I loved it and could run for hours and never get tired.
Then, after years of playing competitive sports I was done with running and would do absolutely anything I could to avoid it.
I loved it so much as a kid. Was I burnt out? Lazy? To old?
I still don’t know why.
When I wanted to get sober in 2006, I made some big life changes… I hit the gym and ate well which made no sense at the time because I was still doing the drugs and alcohol.
Looking back, the gym and the healthy eating was probably how I justified my drug and alcohol abuse at the time.
Then I got sober and something started to happen. I was craving the dopamine fix that I was no longer getting from drugs and alcohol.
Frustrated with how I was feeling, I went for a walk and as my anger started to build, I started walking faster and faster down my street and then suddenly I was running through traffic in Brooklyn, NYC.
Something magical happened…the runners’ high hit me.
Better than any drugs I had ever taken, I was in the zone and hooked.
For a solid 7 years I ran every-day and it was amazing until my colitis forced me to stop.
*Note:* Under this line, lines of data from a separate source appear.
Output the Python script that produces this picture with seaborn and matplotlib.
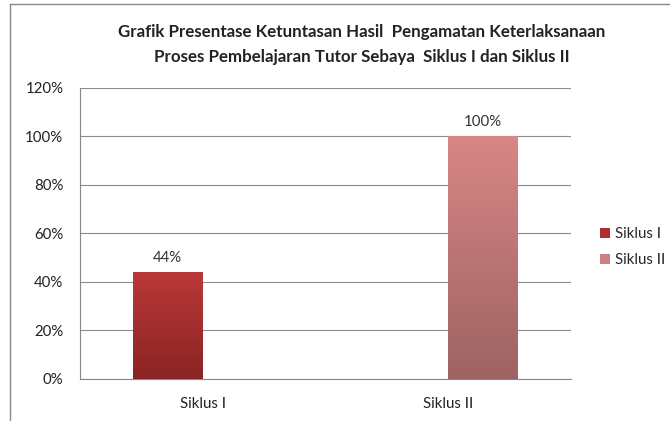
import matplotlib
matplotlib.use("Agg")
import matplotlib.pyplot as plt
import seaborn as sns
import numpy as np
import pandas as pd
from matplotlib.colors import LinearSegmentedColormap
from matplotlib.patches import Patch
from matplotlib.lines import Line2D

# values
categories = ["Siklus I", "Siklus II"]
series = ["Siklus I", "Siklus II"]
values = [44, 100]
yticks = [0, 20, 40, 60, 80, 100, 120]

# colours: (top, bottom) of each bar's gradient + legend swatch
grad_colors = {"Siklus I": ("#BB3838", "#8A2424"), "Siklus II": ("#D88686", "#9E6363")}
legend_colors = {"Siklus I": "#B02E2E", "Siklus II": "#D07F7F"}

df = pd.DataFrame({"kategori": categories, "seri": series, "nilai": values})

sns.set_style("white")
plt.rcParams["font.family"] = ["Lato", "DejaVu Sans"]

fig = plt.figure(figsize=(6.7, 4.21), dpi=100)
ax = fig.add_axes([0.1194, 0.0998, 0.7328, 0.6912])

sns.barplot(data=df, x="kategori", y="nilai", hue="seri", order=categories,
            hue_order=series, palette=legend_colors, width=0.57, dodge=True,
            legend=False, ax=ax, saturation=1)

# gradient fill on the bars
bars = sorted([p for p in ax.patches if p.get_height() > 0], key=lambda p: p.get_x())
for p, s in zip(bars, series):
    x, w, h = p.get_x(), p.get_width(), p.get_height()
    cmap = LinearSegmentedColormap.from_list(s, [grad_colors[s][1], grad_colors[s][0]])
    grad = np.linspace(0, 1, 256).reshape(-1, 1)
    im = ax.imshow(grad, extent=[x, x + w, 0, h], origin="lower", aspect="auto",
                   cmap=cmap, zorder=p.get_zorder() + 0.1)
    im.set_clip_path(p)
    p.set_edgecolor("none")
    ax.text(x + w / 2, h + 3, f"{h:.0f}%", ha="center", va="bottom",
            fontsize=10.8, color="#333333")

ax.set_xlim(-0.5, 1.5)
ax.set_ylim(0, 120)
ax.set_yticks(yticks)
ax.set_yticklabels([f"{t}%" for t in yticks], fontsize=10.8, color="#222222")
ax.set_xticks([0, 1])
ax.set_xticklabels(categories, fontsize=10.8, color="#222222")
ax.set_xticks([-0.5, 0.5, 1.5], minor=True)
ax.tick_params(axis="x", which="major", length=0, pad=13)
ax.tick_params(axis="x", which="minor", length=5, color="#888888", width=0.8, direction="out")
ax.tick_params(axis="y", length=5, color="#888888", width=0.8, direction="out", pad=7)
ax.yaxis.grid(True, color="#8c8c8c", linewidth=0.8)
ax.set_axisbelow(True)
ax.set_xlabel("")
ax.set_ylabel("")
for side in ["top", "right"]:
    ax.spines[side].set_visible(False)
for side in ["left", "bottom"]:
    ax.spines[side].set_color("#888888")
    ax.spines[side].set_linewidth(0.8)

handles = [Patch(facecolor=legend_colors[s], edgecolor="none", label=s) for s in series]
fig.legend(handles=handles, loc="center left", bbox_to_anchor=(0.875, 0.413),
           frameon=False, fontsize=10.8, handlelength=0.7, handleheight=0.7,
           handletextpad=0.3, labelspacing=0.8)

fig.text(0.54, 0.894, "Grafik Presentase Ketuntasan Hasil  Pengamatan Keterlaksanaan\n"
         "Proses Pembelajaran Tutor Sebaya  Siklus I dan Siklus II",
         ha="center", va="center", fontsize=12.2, fontweight="bold",
         color="#222222", linespacing=1.65)

# outer chart border (left and top edges visible in the crop)
fig.add_artist(Line2D([0.0149, 0.0149], [0, 0.99], transform=fig.transFigure,
                      color="#888888", linewidth=1))
fig.add_artist(Line2D([0.0149, 1], [0.99, 0.99], transform=fig.transFigure,
                      color="#888888", linewidth=1))

fig.savefig("out.png", dpi=100)
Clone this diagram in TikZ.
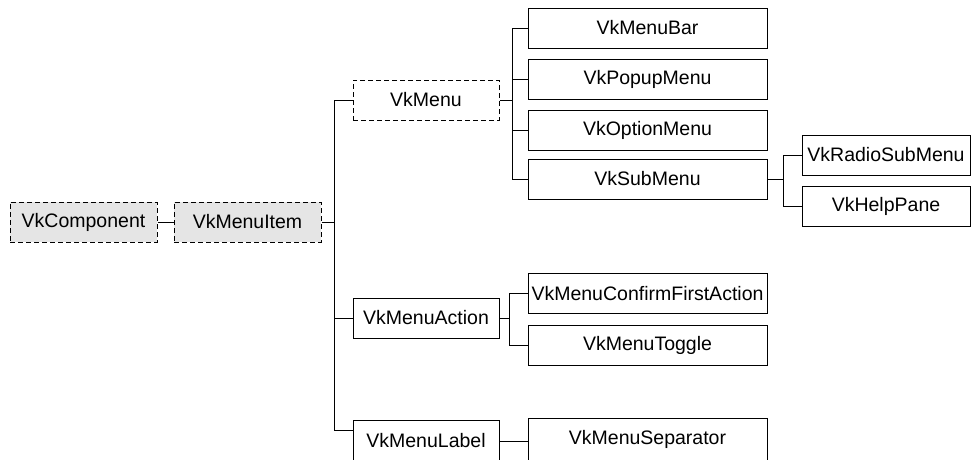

Then, just the other day I felt the need to challenge myself again and see if that high was real or just in my imagination.
So, I went out for a three-mile run.
Man, it hurt. I haven’t run in years. The first 10 minutes were hell but I kept pushing through the pain, then everything seemed to calm down.
I didn’t feel like I was out of breath, my body started to relax and that feeling of ecstasy was back… boom the runner’s high had kicked in.
Oh wow, I had missed that shot of Dopamine and like any true addict I wanted that fix again and again and so now I am back to running to satisfy the Dopamine cravings.
One week in, the pain is worth it and it’s time to enter a race.
I have chosen a half marathon pushing my son in the stroller knowing that will motivate me to keep going.
I get out there every-day and for the first 10 minutes my mind tells me to give up but once I get the first 10 minutes out of the way… it’s go time.
Once it starts to burn, I know I am finding out where I’m at for the day and life isn’t as bad as it might seem.
It’s easy to stay in our comfort zones and play it safe.
Push yourself and you will soon know who you really are.